Algebra - Polynomial Inequalities - Pauls Online Math Notes

There is a fairly simple process to solving these. If you can remember it you’ll always be able to solve these kinds of inequalities.

Step 1 : Get a zero on one side of the inequality. It doesn’t matter which side has the zero, however, we’re going to be factoring in the next step so keep that in mind as you do this step. Make sure that you’ve got something that’s going to be easy to factor.

\[{x^2} - 3x - 10 < 0\]

Step 2 : If possible, factor the polynomial. Note that it won’t always be possible to factor this, but that won’t change things. This step is really here to simplify the process more than anything. Almost all of the problems that we’re going to look at will be factorable.

\[\left( {x - 5} \right)\left( {x + 2} \right) < 0\]

Step 3 : Determine where the polynomial is zero. Notice that these points won’t make the inequality true (in this case) because \(0 < 0\) is NOT a true inequality. That isn’t a problem. These points are going to allow us to find the actual solution.

In our case the polynomial will be zero at \(x = - 2\) and \(x = 5\).

Now, before moving on to the next step let’s address why we want these points.

We haven’t discussed graphing polynomials yet, however, the graphs of polynomials are nice smooth functions that have no breaks in them. This means that as we are moving across the number line (in any direction) if the value of the polynomial changes sign (say from positive to negative) then it MUST go through zero!

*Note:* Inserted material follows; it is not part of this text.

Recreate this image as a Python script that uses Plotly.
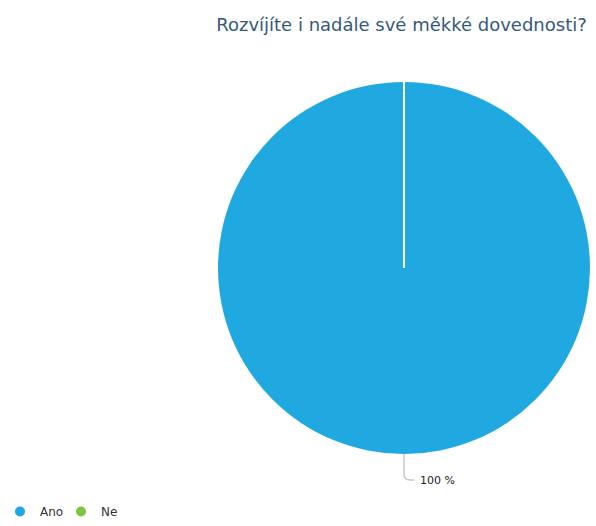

So, that means that these two numbers (\(x = 5\) and \(x = - 2\)) are the ONLY places where the polynomial can change sign. The number line is then divided into three regions. In each region if the inequality is satisfied by one point from that region then it is satisfied for ALL points in that region. If this wasn’t true (i.e it was positive at one point in the region and negative at another) then it must also be zero somewhere in that region, but that can’t happen as we’ve already determined all the places where the polynomial can be zero! Likewise, if the inequality isn’t satisfied for some point in that region then it isn’t satisfied for ANY point in that region.

This leads us into the next step.

Step 4 : Graph the points where the polynomial is zero (i.e. the points from the previous step) on a number line and pick a test point from each of the regions. Plug each of these test points into the polynomial and determine the sign of the polynomial at that point.

This is the step in the process that has all the work, although it isn’t too bad. Here is the number line for this problem.

Now, let’s talk about this a little. When we pick test points make sure that you pick easy numbers to work with. So, don’t choose large numbers or fractions unless you are forced to by the problem.

Also, note that we plugged the test points into the factored form of the polynomial and all we’re really after here is whether or not the polynomial is positive or negative. Therefore, we didn’t actually bother with values of the polynomial just the sign and we can get that from the product shown. The product of two negatives is a positive, etc.

We are now ready for the final step in the process.

Step 5 : Write down the answer. Recall that we discussed earlier that if any point from a region satisfied the inequality then ALL points in that region satisfied the inequality and likewise if any point from a region did not satisfy the inequality then NONE of the points in that region would satisfy the inequality.

This means that all we need to do is look up at the number line above. If the test point from a region satisfies the inequality then that region is part of the solution. If the test point doesn’t satisfy the inequality then that region isn’t part of the solution.

Now, also notice that any value of \(x\) that will satisfy the original inequality will also satisfy the inequality from Step 2 and likewise, if an \(x\) satisfies the inequality from Step 2 then it will satisfy the original inequality.

So, that means that all we need to do is determine the regions in which the polynomial from Step 2 is negative. For this problem that is only the middle region. The inequality and interval notation for the solution to this inequality are,

\[ - 2 < x < 5\hspace{0.5in}\left( { - 2,5} \right)\]

Notice that we do need to exclude the endpoints since we have a strict inequality (< in this case) in the inequality.